2nd Chance screens in the Premieres section.
By Laura Kern
There’s no denying that real-life criminal acts — the more bizarre, the better — provide the basis for some of cinema’s most transfixing stories, in both narrative and documentary realms. And judging from current viewing trends, reality-based entertainment is more popular than ever.
The source material for the 2022 Festival’s fiction selections is heavy on original stories (many leaning toward the fantastical), but, as often is the case, tales involving varying types of true crime form the backbone of a handful of documentary titles. The theme also shows up in an upcoming dramatic series chronicling a missing-person investigation in small-town Sweden, which is screening in the Indie Episodic Program.
Criminal charges in these films range from the petty, like identity-based ones, to more serious cases like murder and greed-driven corporate crime. Two documentaries place their focus on recent, extremely high-profile subjects involving once-relied-upon entities like Boeing and Bill Cosby.
As they say, truth is stranger than fiction, and these titles all seem assured of getting people talking.
2nd Chance (Premieres) — Richard Davis, the colorful subject of Ramin Bahrani’s first documentary feature, initially set out to fight crime, with his company Second Chance. They developed the first lightweight bulletproof vests made of Kevlar and the like, which assisted in saving the lives of hundreds of law enforcement officers. But along the way, Davis also fell into some criminal ways, his sketchy dealings eventually leading to legal battles over fraudulent claims about his products. He is a man passionate about his stance, however lawful.
892 (U.S. Dramatic) — A dramatized account of the descent of Brian Easley (John Boyega), a U.S. Marine veteran whose escalating troubles eclipsed one morning in 2017 when he walked into a Wells Fargo bank, asked for money, and claimed to have explosives in his bag. But of course, there’s more to the story, something in the fight-the-system Dog Day Afternoon vein, revealing how desperation and battling injustice can turn anyone into a criminal.
The Dark Heart (Indie Episodic) — The Sundance Film Festival presents the first three episodes of Gustav Möller’s five-part, made-for-TV Scandi noir that tracks the case of a disappearance of a wealthy landowner in southern Sweden and a young missing-persons investigator’s obsession with uncovering the truth behind the seemingly unsolvable case. The names of all parties involved have been changed, but the real-life details are well-known, at least in its home country, becoming the subject of an acclaimed book in 2018.
DOWNFALL: The Case Against Boeing (Premieres) — After two devastating and deadly Boeing 737 MAX crashes in a period of just five months late 2018/early 2019, the one-time king of aviation was placed under the microscope.

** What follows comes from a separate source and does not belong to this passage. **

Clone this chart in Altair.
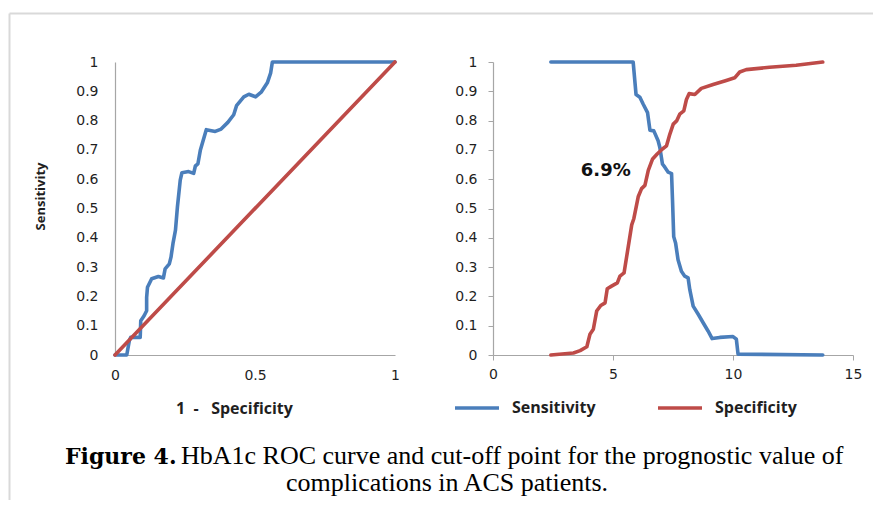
import altair as alt
import pandas as pd

BLUE = "#4A7EBB"
RED = "#BE4B48"
INK = "#1f1f1f"

# ---- Left panel: ROC curve ----
roc_fpr = [0, 0.042, 0.051, 0.056, 0.09, 0.092, 0.104, 0.113, 0.113, 0.116, 0.131, 0.155,
           0.173, 0.179, 0.194, 0.2, 0.207, 0.216, 0.223, 0.233, 0.239, 0.263, 0.281, 0.287,
           0.296, 0.305, 0.326, 0.358, 0.379, 0.403, 0.424, 0.434, 0.46, 0.478, 0.502, 0.522,
           0.544, 0.556, 0.562, 1.0]
roc_tpr = [0, 0, 0.048, 0.06, 0.06, 0.117, 0.134, 0.151, 0.197, 0.231, 0.26, 0.268,
           0.263, 0.294, 0.311, 0.334, 0.38, 0.426, 0.506, 0.597, 0.622, 0.626, 0.62, 0.645,
           0.652, 0.7, 0.769, 0.763, 0.771, 0.794, 0.82, 0.851, 0.881, 0.89, 0.881, 0.897,
           0.929, 0.963, 1.0, 1.0]
diag_x = [0, 1]
diag_y = [0, 1]

# ---- Right panel: sensitivity / specificity vs HbA1c ----
sens_x = [2.41, 5.84, 5.96, 6.12, 6.26, 6.44, 6.54, 6.70, 6.88, 6.95, 7.06, 7.16, 7.30, 7.44,
          7.48, 7.53, 7.61, 7.71, 7.85, 7.99, 8.13, 8.20, 8.34, 8.55, 8.75, 8.96, 9.13, 9.45,
          10.0, 10.14, 10.21, 13.74]
sens_y = [1, 1, 0.889, 0.88, 0.856, 0.827, 0.767, 0.765, 0.731, 0.709, 0.652, 0.641, 0.624,
          0.619, 0.528, 0.404, 0.381, 0.325, 0.286, 0.269, 0.263, 0.223, 0.167, 0.139, 0.111,
          0.082, 0.056, 0.06, 0.063, 0.054, 0.003, 0]
spec_x = [2.41, 3.35, 3.63, 3.91, 4.04, 4.18, 4.32, 4.49, 4.67, 4.76, 4.94, 5.18, 5.29, 5.46,
          5.57, 5.78, 5.87, 6.05, 6.19, 6.33, 6.47, 6.65, 6.84, 7.06, 7.23, 7.37, 7.51, 7.65,
          7.78, 7.95, 8.06, 8.17, 8.41, 8.68, 9.17, 9.72, 10.07, 10.28, 10.55, 11.52, 12.63, 13.74]
spec_y = [0, 0.007, 0.015, 0.028, 0.071, 0.088, 0.15, 0.169, 0.178, 0.226, 0.235, 0.246,
          0.269, 0.28, 0.336, 0.444, 0.466, 0.54, 0.568, 0.579, 0.63, 0.669, 0.686, 0.703,
          0.714, 0.754, 0.788, 0.799, 0.822, 0.833, 0.872, 0.892, 0.889, 0.91, 0.923, 0.937,
          0.946, 0.966, 0.974, 0.982, 0.989, 1.0]
series_names = ["Sensitivity", "Specificity"]

cut_x = [4.70]
cut_y = [0.628]
cut_label = ["6.9%"]

y_ticks = [0, 0.1, 0.2, 0.3, 0.4, 0.5, 0.6, 0.7, 0.8, 0.9, 1]
xl_ticks = [0, 0.5, 1]
xr_ticks = [0, 5, 10, 15]

NB = "\u00a0"
x_title_left = "1" + NB * 2 + "-" + NB * 3 + "Specificity"
caption_bold = "Figure 4."
caption_line1 = "HbA1c ROC curve and cut-off point for the prognostic value of"
caption_line2 = "complications in ACS patients."

W_L, W_R, H = 280, 360, 293

# ---------------- left panel ----------------
roc_df = pd.DataFrame({"fpr": roc_fpr, "tpr": roc_tpr, "i": list(range(len(roc_fpr)))})
diag_df = pd.DataFrame({"fpr": diag_x, "tpr": diag_y, "i": [0, 1]})

xl = alt.X("fpr:Q", scale=alt.Scale(domain=[0, 1], nice=False),
           axis=alt.Axis(values=xl_ticks, format="~g", title=x_title_left,
                         ticks=False, tickSize=0, labelPadding=13, labelFlush=False,
                         titleX=119, titleY=53, titleAlign="center", titleBaseline="middle",
                         titleFontSize=16))
yl = alt.Y("tpr:Q", scale=alt.Scale(domain=[0, 1], nice=False),
           axis=alt.Axis(values=y_ticks, format="~g", title="Sensitivity",
                         ticks=False, tickSize=0, labelPadding=17,
                         titleX=-75, titleY=134, titleAngle=270, titleAlign="center",
                         titleBaseline="middle", titleFontSize=13))

roc_line = alt.Chart(roc_df).mark_line(strokeWidth=3.6, strokeJoin="round", strokeCap="round").encode(
    x=xl, y=yl, order="i:Q", color=alt.value(BLUE))
diag_line = alt.Chart(diag_df).mark_line(strokeWidth=3.6, strokeCap="round").encode(
    x=xl, y=yl, order="i:Q", color=alt.value(RED))

one = pd.DataFrame({"k": [0]})
border_v = alt.Chart(one).mark_rule(color="#d9d9d9", strokeWidth=2).encode(
    x=alt.value(-105.5), y=alt.value(-48.5), y2=alt.value(438))
border_h = alt.Chart(one).mark_rule(color="#d9d9d9", strokeWidth=2).encode(
    x=alt.value(-105.5), x2=alt.value(758), y=alt.value(-48.5))

cap_b = alt.Chart(pd.DataFrame({"t": [caption_bold]})).mark_text(
    font="DejaVu Serif", fontWeight="bold", fontSize=22, align="left", baseline="alphabetic",
    color="#000000").encode(text="t:N", x=alt.value(-50), y=alt.value(401.5))
cap_1 = alt.Chart(pd.DataFrame({"t": [caption_line1]})).mark_text(
    font="Liberation Serif", fontSize=26, align="left", baseline="alphabetic",
    color="#000000").encode(text="t:N", x=alt.value(66), y=alt.value(401.5))
cap_2 = alt.Chart(pd.DataFrame({"t": [caption_line2]})).mark_text(
    font="Liberation Serif", fontSize=26, align="center", baseline="alphabetic",
    color="#000000").encode(text="t:N", x=alt.value(332), y=alt.value(428.5))

left = alt.layer(border_v, border_h, roc_line, diag_line, cap_b, cap_1, cap_2).properties(
    width=W_L, height=H)

# ---------------- right panel ----------------
rows = []
for name, xs, ys in [("Sensitivity", sens_x, sens_y), ("Specificity", spec_x, spec_y)]:
    for j, (a, b) in enumerate(zip(xs, ys)):
        rows.append({"hba1c": a, "value": b, "series": name, "i": j})
curve_df = pd.DataFrame(rows)

xr = alt.X("hba1c:Q", scale=alt.Scale(domain=[0, 15], nice=False),
           axis=alt.Axis(values=xr_ticks, format="~g", title=None, ticks=True, tickSize=5,
                         tickColor="#a6a6a6", labelPadding=7, labelFlush=False))
yr = alt.Y("value:Q", scale=alt.Scale(domain=[0, 1], nice=False),
           axis=alt.Axis(values=y_ticks, format="~g", title=None, ticks=True, tickSize=5,
                         tickColor="#a6a6a6", labelPadding=11))

curves = alt.Chart(curve_df).mark_line(strokeWidth=3.6, strokeJoin="round", strokeCap="round").encode(
    x=xr, y=yr, order="i:Q",
    color=alt.Color("series:N",
                    scale=alt.Scale(domain=series_names, range=[BLUE, RED]),
                    legend=alt.Legend(title=None, orient="none", legendX=-40, legendY=322,
                                      direction="horizontal", symbolType="stroke",
                                      symbolSize=1936, symbolStrokeWidth=3.5,
                                      labelFont="Open Sans", labelFontSize=16,
                                      labelFontWeight="bold", labelColor=INK,
                                      labelOffset=11, columnPadding=55, padding=0)))

cut_df = pd.DataFrame({"hba1c": cut_x, "value": cut_y, "label": cut_label})
cut_text = alt.Chart(cut_df).mark_text(font="DejaVu Sans", fontWeight="bold", fontSize=18,
                                       align="center", baseline="middle", color="#111111").encode(
    x=xr, y=yr, text="label:N")

right = alt.layer(curves, cut_text).properties(width=W_R, height=H)

chart = alt.hconcat(left, right, spacing=98, bounds="flush").resolve_scale(
    color="independent").resolve_legend(color="independent").properties(
    padding={"left": 0, "top": 4, "right": 0, "bottom": 0},
    background="white",
).configure_axis(
    domainColor="#a6a6a6", domainWidth=1.2, grid=False,
    labelFont="DejaVu Sans", labelFontSize=14, labelColor=INK,
    titleFont="Open Sans", titleFontWeight="bold", titleColor=INK,
).configure_view(strokeWidth=0)

chart.save("out.html", embed_options={"renderer": "svg", "actions": False})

Despite their best efforts to lay the blame elsewhere, Boeing was charged with “criminal conspiracy to defraud the FAA,” resulting in a massive $2.5 billion settlement. Sundance Film Festival regular Rory Kennedy’s film details the events leading up to investigation with shocking clarity, aided by ex-employees of the airline company and the families of passengers tragically lost on those flights.
Free Chol Soo Lee (U.S. Documentary) — In 1973, 19-year-old Korean émigré Chol Soo Lee was wrongly convicted for a gangland murder in San Francisco’s Chinatown. His imprisonment launched a movement, as a large community of supporters rallied for his freedom. This moving, quietly devastating film shows the permanent toll 10 years of prison life took on a man already faced with a difficult existence.

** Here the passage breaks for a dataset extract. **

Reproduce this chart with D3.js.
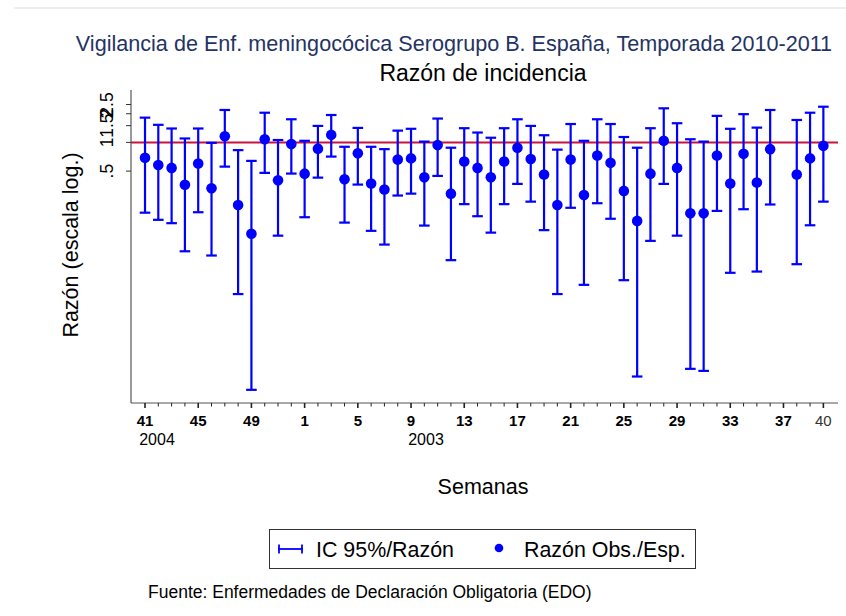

My Old School (Premieres) — It’s perhap better to go into this one cold, but we will say that the crime committed by Brandon Lee, a newly enrolled student at Glasgow’s Bearsdon Academy in 1993, while quite harmless, is still highly intriguing. Details of his school days and surfacing secrets about his strange life are related through scenes of animation and firsthand accounts by former teachers, classmates, and Lee himself (as embodied by actor Alan Cumming). Interestingly, the film’s director Jono McLeod is also a Bearsdon alum.
We Need To Talk About Cosby (Premieres) — There’s already been a lot of talk about Bill Cosby, the formerly beloved TV star and comedian who was publicly accused in recent years of multiple instances of sexual assault. He was convicted in one case and sent to prison, but in June of this year, the conviction was overturned and the 83-year-old released. This disturbing four-part series features testimonies from his victims and commentary from others who knew him and worked with him. “I never thought I’d ever wrestle with who we all thought Cosby was and who we now understand him to be. I’m not sure he would want me to do this work, but Cliff Huxtable definitely would,” director W. Kamau Bell said in a statement released to the public.